P.S : To ensure, Dataloader’s multiprocessing was not serving the cause - Turned num_workers =1, too.
Also tried with torch.backends.cudnn.benchmark = True
Thanks for your patience, I already set the environment variable using the following command
os.environ['CUDA_LAUNCH_BLOCKING'] = "1"
An observation that I noticed was with or without the aforementioned snippet of setting environment variable, When I run the following training script of a simple sequential model in PyTorch. It runs effectively.
os.environ['CUDA_LAUNCH_BLOCKING'] = "1"
device = torch.device("cuda" if torch.cuda.is_available() else "cpu")
x = torch.linspace(-math.pi, math.pi, 2000)
y = torch.sin(x)
p = torch.tensor([1, 2, 3])
xx = x.unsqueeze(-1).pow(p)
model = torch.nn.Sequential(
model = model.to(device)
loss_fn = torch.nn.MSELoss(reduction='sum')
learning_rate = 1e-6
for t in range(2000):
xx = xx.to(device)
y = y.to(device)
y_pred = model(xx)
loss = loss_fn(y_pred, y)
if t % 100 == 99:
# Zero the gradients before running the backward pass.

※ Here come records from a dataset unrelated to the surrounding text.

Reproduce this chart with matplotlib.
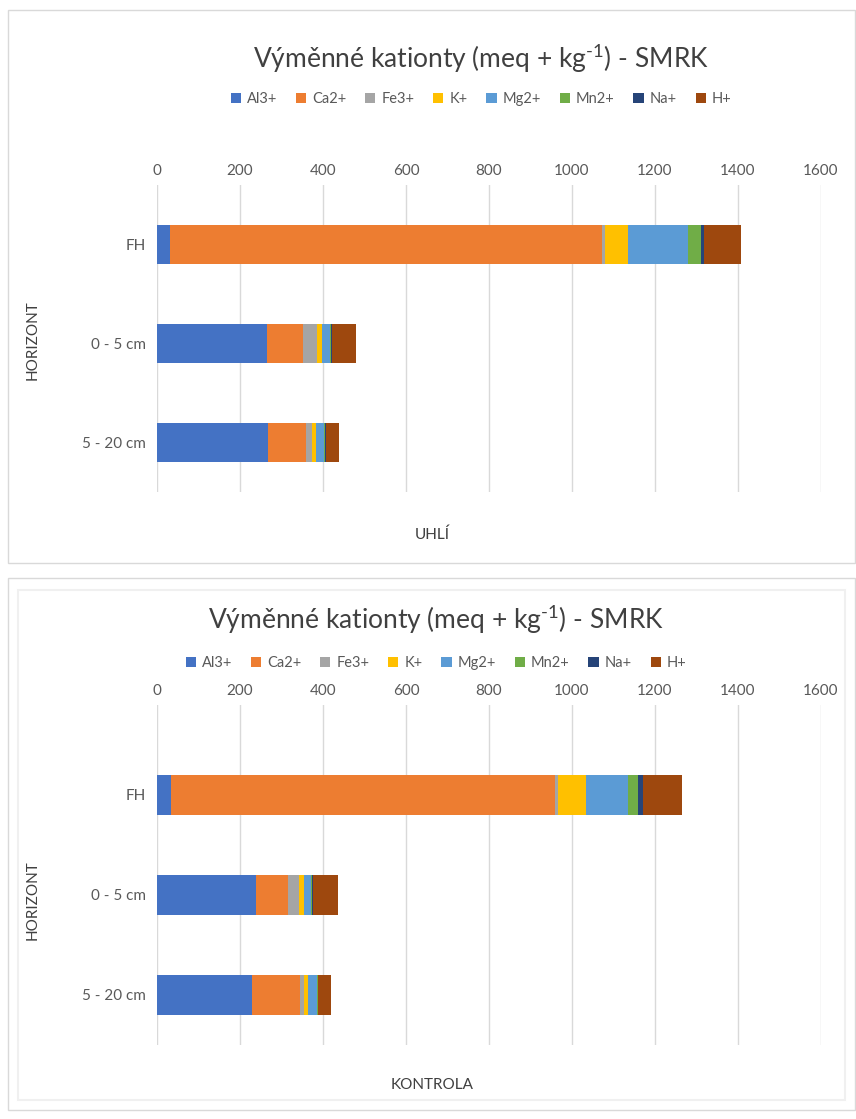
import matplotlib.pyplot as plt
import matplotlib.patches as patches
import numpy as np

plt.rcParams['font.family'] = ['Lato', 'DejaVu Sans']
plt.rcParams['mathtext.fontset'] = 'custom'
plt.rcParams['mathtext.rm'] = 'Lato'

horizons = ['FH', '0 - 5 cm', '5 - 20 cm']
cations = ['Al3+', 'Ca2+', 'Fe3+', 'K+', 'Mg2+', 'Mn2+', 'Na+', 'H+']
colors = ['#4472C4', '#ED7D31', '#A5A5A5', '#FFC000', '#5B9BD5', '#70AD47', '#264478', '#9E480E']

# values, one list per cation (FH, 0-5, 5-20)
uhli_al = [31, 265, 268]
uhli_ca = [1041, 86, 91]
uhli_fe = [7, 34, 14]
uhli_k = [55, 12, 11]
uhli_mg = [145, 21, 19]
uhli_mn = [31, 2, 3]
uhli_na = [8, 2, 1]
uhli_h = [89, 58, 32]

kontrola_al = [34, 238, 230]
kontrola_ca = [925, 77, 114]
kontrola_fe = [7, 28, 10]
kontrola_k = [67, 11, 10]
kontrola_mg = [103, 18, 21]
kontrola_mn = [24, 2, 2]
kontrola_na = [10, 3, 1]
kontrola_h = [94, 58, 31]

uhli = [uhli_al, uhli_ca, uhli_fe, uhli_k, uhli_mg, uhli_mn, uhli_na, uhli_h]
kontrola = [kontrola_al, kontrola_ca, kontrola_fe, kontrola_k, kontrola_mg, kontrola_mn, kontrola_na, kontrola_h]

W, H = 856, 1119
fig = plt.figure(figsize=(W / 100, H / 100), dpi=100)

def fx(px):
	return px / W

def fy(py):
	return 1 - py / H

# panel borders
fig.patches.append(patches.Rectangle((fx(8), fy(563)), fx(847) - fx(0), (563 - 10) / H, transform=fig.transFigure,
	fill=False, edgecolor='#D9D9D9', lw=1))
fig.patches.append(patches.Rectangle((fx(8), fy(1110)), fx(847) - fx(0), (1110 - 578) / H, transform=fig.transFigure,
	fill=False, edgecolor='#D9D9D9', lw=1))
fig.patches.append(patches.Rectangle((fx(18), fy(1100)), fx(827) - fx(0), (1100 - 590) / H, transform=fig.transFigure,
	fill=False, edgecolor='#F0F0F0', lw=1.5))

def draw(ax_rect, data, ylim, title_x, title_y, legend_y, xlabel, xlabel_y, ylabel_y):
	ax = fig.add_axes(ax_rect)
	y = np.arange(len(horizons))
	left = np.zeros(len(horizons))
	for name, vals, c in zip(cations, data, colors):
		ax.barh(y, vals, left=left, height=0.4, color=c, label=name, zorder=3)
		left += np.array(vals)
	ax.set_xlim(0, 1600)
	ax.set_xticks(np.arange(0, 1601, 200))
	ax.set_ylim(*ylim)
	ax.set_yticks(y)
	ax.set_yticklabels(horizons)
	ax.xaxis.tick_top()
	ax.tick_params(axis='both', length=0, labelsize=11, labelcolor='#595959')
	ax.tick_params(axis='x', pad=5)
	ax.tick_params(axis='y', pad=8)
	ax.grid(axis='x', color='#D9D9D9', lw=1, zorder=0)
	for s in ax.spines.values():
		s.set_visible(False)
	fig.text(fx(title_x), fy(title_y), r'Výměnné kationty (meq + kg$^{\mathrm{\text{-1}}}$) - SMRK', ha='center', va='center',
		fontsize=19, color='#404040')
	fig.legend(*ax.get_legend_handles_labels(), loc='center', bbox_to_anchor=(fx(title_x), fy(legend_y)), ncol=8,
		frameon=False, fontsize=10.5, handlelength=0.7, handleheight=0.7, handletextpad=0.4, columnspacing=1.3,
		labelcolor='#595959')
	fig.text(fx(33), fy(ylabel_y), 'HORIZONT', rotation=90, ha='center', va='center', fontsize=11, color='#404040')
	fig.text(fx(432), fy(xlabel_y), xlabel, ha='center', va='center', fontsize=11, color='#404040')
	return ax

draw([fx(157), fy(492), (821 - 157) / W, (492 - 185) / H], uhli, (2.5, -0.6), 481, 58, 99, 'UHLÍ', 535, 340)
draw([fx(157), fy(1045), (821 - 157) / W, (1045 - 705) / H], kontrola, (2.5, -0.9), 436, 619, 663, 'KONTROLA', 1085, 900)

plt.savefig('out.png', dpi=100)
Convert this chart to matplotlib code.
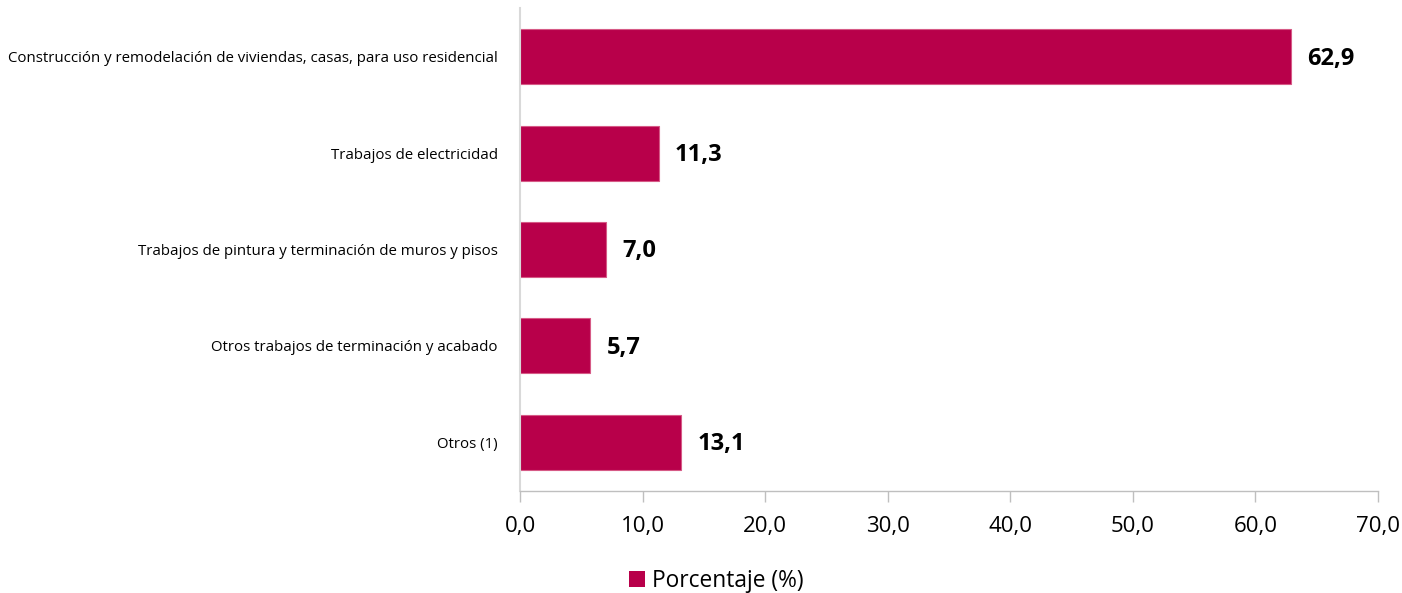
import matplotlib.pyplot as plt
from matplotlib.patches import Patch

categorias = [
    'Construcción y remodelación de viviendas, casas, para uso residencial',
    'Trabajos de electricidad',
    'Trabajos de pintura y terminación de muros y pisos',
    'Otros trabajos de terminación y acabado',
    'Otros (1)',
]
porcentajes = [62.9, 11.3, 7.0, 5.7, 13.1]
xticks = [0, 10, 20, 30, 40, 50, 60, 70]

color = '#B8004A'
plt.rcParams['font.family'] = ['Open Sans', 'DejaVu Sans']

fig = plt.figure(figsize=(14.02, 5.93), dpi=100)
ax = fig.add_axes([0.3709, 0.1728, 0.612, 0.8129])

y = list(range(len(categorias)))
ax.barh(y, porcentajes, height=0.57, color=color, edgecolor='#D65A86', linewidth=0.8)
for yi, v in zip(y, porcentajes):
    ax.text(v + 1.35, yi + 0.02, f'{v:.1f}'.replace('.', ','), va='center', ha='left',
            fontsize=17, fontweight='bold', color='black')

ax.set_ylim(4.5, -0.5)
ax.set_xlim(0, 70)
ax.set_yticks(y)
ax.set_yticklabels(categorias, fontsize=10.8)
ax.set_xticks(xticks)
ax.set_xticklabels([f'{t:.1f}'.replace('.', ',') for t in xticks], fontsize=16)
ax.tick_params(axis='y', length=0, pad=16)
ax.tick_params(axis='x', length=8, color='#BFBFBF', width=1, pad=10)

for s in ['top', 'right']:
    ax.spines[s].set_visible(False)
ax.spines['left'].set_color('#D9D9D9')
ax.spines['left'].set_linewidth(1.5)
ax.spines['bottom'].set_color('#BFBFBF')
ax.spines['bottom'].set_linewidth(1)

fig.legend(handles=[Patch(facecolor=color, label='Porcentaje (%)')],
           loc='lower center', bbox_to_anchor=(0.511, -0.035), frameon=False,
           fontsize=16.4, handlelength=0.7, handleheight=0.7, handletextpad=0.3)

fig.savefig('out.png', dpi=100)
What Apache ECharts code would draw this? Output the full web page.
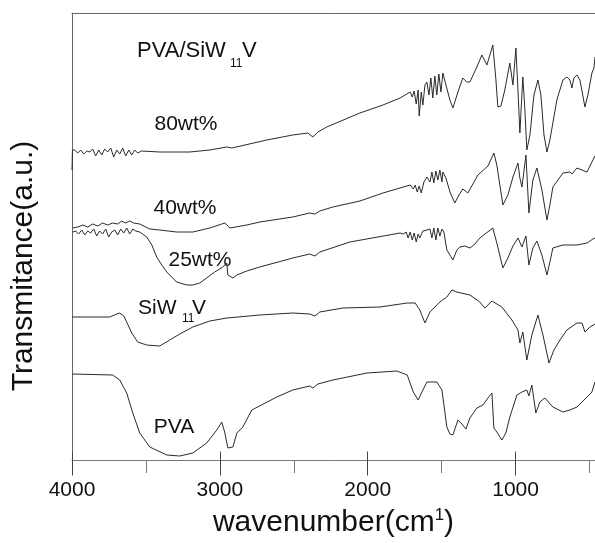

But when I run the model with my data loader for the quoted task beforehand, neither it’s training loop starts, nor the simple sequential model’s training loop quoted above. In turn, both yield either the following Debug Log. It gets resolved when I restart the runtime and run the simple sequential model.
RuntimeError: CUDA error: CUBLAS_STATUS_EXECUTION_FAILED when calling `cublasSgemm( handle, opa, opb, m, n, k, &alpha, a, lda, b, ldb, &beta, c, ldc)`
I am still looking into what my model (Seq2Seq model or dataloader) is breaking !
If you run the snippets 1 and 2, You’ll see it runs perfectly !
Reduced the batch size to 1.
However, When I pass in the data loader for english and german language tokens(original ones from the dataset), They run for an hour or so before the error whose log is quoted below is generated
Unfortunately, your current code does not reproduce the issue, so that I won’t be able to debug it.
I doubt it and would claim your input tensors might contain vocabulary indices which might be out of bounds for e.g. your embeddings.
The error reporting might be broken if you are using torch==1.13.1 and the blocking launches env variable might be set too late so that you are running into CUDA errors which look random.
Thanks ! I think I missed the OOV> token while vocabulary building with the assumption that just the START> and END> should suffice. I did that with the assumption that vocabulary was built on the entire data frame content hence during training there won’t be any OOV> token encountered. Though, It maybe encountered during inference.
This is one of the error that maybe causing the highlighted error ! Will recheck the code.
The explanation looks intuitive enough, especially looking at how code breaks at 19k steps of epoch 0 !
Sure, let me know once you’ve isolated the issue.
For the sake of clarity: the error reporting on torch==1.13.1 was not properly capturing all CUDA asserts and was thus causing error messages, which are not really helpful.
Since you are seeing seemingly “random” CUDA errors, it seems you are also running into such a case.
The current nightly binaries would fix it, so you could also consider updating, which should then yield a proper error message again.
CUDA_LAUNCH_BLOCKING=1 is used for debugging and disables asynchronous kernel launches.
I would not recommend setting it inside your Python script but to properly export this environment variable in your terminal.